In Pennsylvania, some of VW settlement funds replace old diesel vehicles with new diesel vehicles

  • Emily Pontecorvo, WHYY

Gov. Tom Wolf announced this week that Pennsylvania will spend $8.5 million on new school buses, public buses, trash trucks, and electric-vehicle charging stations in an effort to reduce emissions. The money comes from a settlement related to the Volkswagen emissions scandal.

In 2017, Volkswagen pleaded guilty to cheating on its diesel vehicle emissions tests. As a result of the deception, about half a million Volkswagen vehicles on the road in the United States were polluting the air at much higher levels than what was allowed under the Clean Air Act.

The settlement awarded money to every state to fund emissions-reducing transportation projects. The money was awarded based on the number of noncompliant vehicles registered in each state. Pennsylvania got $118 million.

The Department of Environmental Protection is responsible for distributing the funds. The agency created the Driving PA Forward initiative, which disburses the money across seven different types of programs. In this most recent round of awards, 34 projects were granted funding. The projects include money for 60 new electric-vehicle charging stations. The rest of the projects fund replacements for old diesel buses and trucks.

One-third of these replacements simply swap out old diesel vehicles with new ones. Several replace diesel vehicles with those fueled by compressed natural gas or propane. Only one of the projects funds an electric vehicle.

Critics say too much money is going to fund new diesel vehicles. Logan Welde, staff attorney and head of legislative affairs for the Clean Air Council, was disappointed that there weren’t more electric vehicle projects funded. He was especially concerned about money that went to converting old diesel school buses to new diesel school buses.

“That really doesn’t help the young kids who are going to be on these buses, sometimes for hours every day,” said Welde. “These school buses that they’re buying now are going to be in service for probably 15 to 30 years.”

The DEP received three applications for electric vehicles this round and funded one of them. The Port Authority of Allegheny County was awarded $1 million to replace two diesel buses with two new battery electric buses, a $2.4 million dollar project.

This is the second round of awards Pennsylvania has granted from the settlement fund. The state awarded $580,000 to six projects last year, four of which included new diesel vehicles.

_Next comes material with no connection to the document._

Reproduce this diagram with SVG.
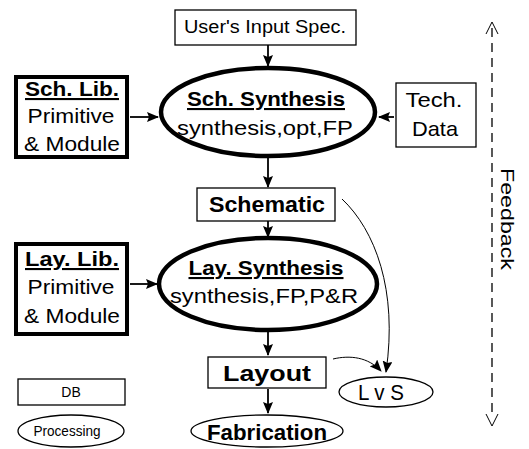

One reason for the disproportionate number of awards to diesel vehicles may be that the funding structure currently favors purchase of them. For example, during the most recent round of awards, a government entity wishing to replace a school bus could receive a maximum of $40,000 for a new diesel bus, or $50,000 for a compressed natural gas, propane, or electric bus. Those alternative-fuel vehicles are much more expensive than new diesel vehicles. An electric bus can cost twice as much as a diesel bus.

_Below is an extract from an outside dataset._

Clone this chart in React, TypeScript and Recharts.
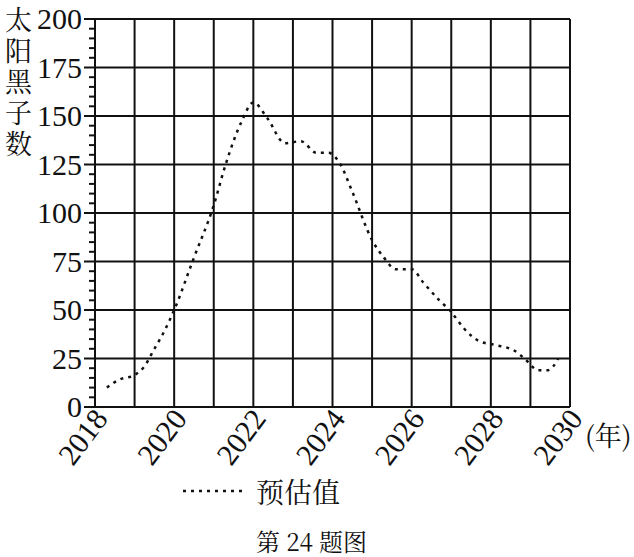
import React from 'react';
import { LineChart, Line, XAxis, YAxis, CartesianGrid } from 'recharts';

const years = [2018.3, 2018.6, 2019.0, 2019.25, 2019.5, 2019.75, 2020.0, 2020.5, 2021.0, 2021.3, 2021.7, 2022.0, 2022.35, 2022.8, 2023.2, 2023.6, 2023.9, 2024.2, 2024.5, 2025.0, 2025.3, 2025.6, 2026.0, 2026.3, 2026.7, 2027.0, 2027.3, 2027.7, 2028.1, 2028.6, 2028.85, 2029.2, 2029.45, 2029.7];
const estimates = [10, 14, 16.5, 21, 30, 39, 50, 77, 104, 125, 147, 157, 149, 136, 137, 131, 131, 125, 111, 86, 77, 71, 71, 64, 55, 49, 41, 34, 32, 29, 25, 19, 19, 25];
const xTicks = [2018, 2019, 2020, 2021, 2022, 2023, 2024, 2025, 2026, 2027, 2028, 2029, 2030];
const xLabels = [2018, 2020, 2022, 2024, 2026, 2028, 2030];
const yTicks = Array.from({ length: 41 }, (_, i) => i * 5);
const yGrid = [0, 25, 50, 75, 100, 125, 150, 175, 200];
const seriesName = '预估值';
const yTitle = '太阳黑子数';
const xUnit = '(年)';
const caption = '第 24 题图';

const data = years.map((y, i) => ({ year: y, value: estimates[i] }));

const SERIF = '"Liberation Serif", "Noto Serif CJK SC", serif';
const CJK = '"Noto Serif CJK SC", serif';

const YTick = (props: any) => {
  const { x, y, payload } = props;
  const v = payload.value as number;
  const major = v % 25 === 0;
  return (
    <g>
      <line x1={x - (major ? 11 : 6)} x2={x} y1={y} y2={y} stroke="#111" strokeWidth={2} />
      {major && (
        <text
          x={x - 13}
          y={y}
          dy={10}
          textAnchor="end"
          fontFamily={SERIF}
          fontSize={30}
          style={{ fontFamily: SERIF, fontSize: 30 }}
          fill="#111"
        >
          {v}
        </text>
      )}
    </g>
  );
};

const XTick = (props: any) => {
  const { x, y, payload } = props;
  const v = payload.value as number;
  if (!xLabels.includes(v)) return <g />;
  const ax = x + 14;
  const ay = y + 12;
  return (
    <text
      x={ax}
      y={ay}
      textAnchor="end"
      fontFamily={SERIF}
      fontSize={30}
      style={{ fontFamily: SERIF, fontSize: 30 }}
      fill="#111"
      transform={`rotate(-53 ${ax} ${ay})`}
    >
      {v}
    </text>
  );
};

export default function App() {
  return (
    <div style={{ position: 'absolute', left: 0, top: 0, width: 634, height: 557, background: '#fff', fontFamily: SERIF }}>
      <LineChart width={634} height={557} data={data} margin={{ top: 19, right: 64, bottom: 0, left: 0 }} style={{ fontFamily: SERIF }}>
        <CartesianGrid stroke="#111" strokeWidth={2} verticalValues={xTicks} horizontalValues={yGrid} />
        <XAxis
          dataKey="year"
          type="number"
          domain={[2018, 2030]}
          ticks={xTicks}
          interval={0}
          height={150}
          axisLine={{ stroke: '#111', strokeWidth: 2 }}
          tickLine={false}
          tickSize={0}
          tickMargin={0}
          tick={<XTick />}
        />
        <YAxis
          type="number"
          domain={[0, 200]}
          ticks={yTicks}
          interval={0}
          width={95}
          axisLine={{ stroke: '#111', strokeWidth: 2 }}
          tickLine={false}
          tickSize={0}
          tickMargin={0}
          tick={<YTick />}
        />
        <Line
          type="monotone"
          dataKey="value"
          name={seriesName}
          stroke="#111"
          strokeWidth={2.5}
          strokeDasharray="3 5"
          dot={false}
          isAnimationActive={false}
        />
      </LineChart>
      <div
        style={{
          position: 'absolute',
          left: 2,
          top: 6,
          writingMode: 'vertical-rl',
          textOrientation: 'upright',
          fontFamily: CJK,
          fontSize: 27,
          letterSpacing: '4px',
          lineHeight: '32px',
          color: '#111',
        }}
      >
        {yTitle}
      </div>
      <div style={{ position: 'absolute', left: 585, top: 418, fontFamily: CJK, fontSize: 27, lineHeight: '34px', color: '#111' }}>
        {xUnit}
      </div>
      <div style={{ position: 'absolute', left: 183, top: 472, display: 'flex', alignItems: 'center' }}>
        <svg width={64} height={10}>
          <line x1={0} y1={5} x2={64} y2={5} stroke="#111" strokeWidth={2.5} strokeDasharray="3 5" />
        </svg>
        <span style={{ fontFamily: CJK, fontSize: 28, lineHeight: '38px', marginLeft: 9, color: '#111' }}>{seriesName}</span>
      </div>
      <div style={{ position: 'absolute', left: 256, top: 527, fontFamily: CJK, fontSize: 24, lineHeight: '28px', color: '#111', whiteSpace: 'pre' }}>
        {caption}
      </div>
    </div>
  );
}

Deborah Klenotic, a spokeswoman for the DEP, said its goal was to achieve the greatest emission reduction possible per dollar of settlement funding. Citing data from the Federal Highway Administration, she said that replacing a diesel bus with an electric bus costs $2 million per ton of nitrogen oxide and that the new diesel technology was “greatly improved.”

“The [electric vehicle] technology is still uncommon and therefore extremely expensive,” Klenotic said in an email.

The DEP developed the programs after a series of public meetings in 2017. Some areas of the state advocated for electric-vehicle funding; others advocated for natural gas. Klenotic said the agency aimed to strike a balance while creating the most cost-effective program to reduce emissions.

Tom Schuster, senior campaign manager for the Sierra Club, thinks that was the wrong approach.

“We would encourage the DEP to revisit some of the funding formulas,” Schuster said. He wants to see the formulas reversed so that they incentivize electric vehicles.

“It may result in fewer vehicles being retrofitted, but it would really start to spur additional private-sector investment [in electrification],” he said.

Other states are prioritizing the settlement money differently. In New Jersey, the most recent round of funding went to nine projects, all of which involved replacing diesel vehicles with electric ones.

Tony Bandiero, executive director for the Eastern Pennsylvania Alliance for Clean Transportation, agreed that the program gave too much money to new diesel vehicles, but he applauded the state for its slow rollout of the funds. There is more than $100 million left to disburse, and Bandiero said there is flexibility in the Driving PA Forward program to reassess how it’s working and change the funding structure in future years.

“It was an oversight, it was them trying to figure out how this is going to work. I have a good feeling they will adjust the guidelines for that program next year,” Bandiero said.

The state is allowed to spend 15% of the total settlement money on electric-vehicle chargers. In Philadelphia, the 10 Rittenhouse Square Condominium association was granted $16,000 to install two new EV chargers. David Benton, general manager for the building, said that the chargers cost $17,600 total, so it was a good investment.

Benton said the association knew it would have to install chargers some time in the next two years to be competitive with other luxury condominiums. He said a resident there would be unlikely to exchange a car for a Prius but would likely purchase an electric BMW, Audi, or Jaguar.

“With those cars coming out, we thought, ‘Now’s the time,’” he said. The chargers at 10 Rittenhouse Square will only be available to current residents.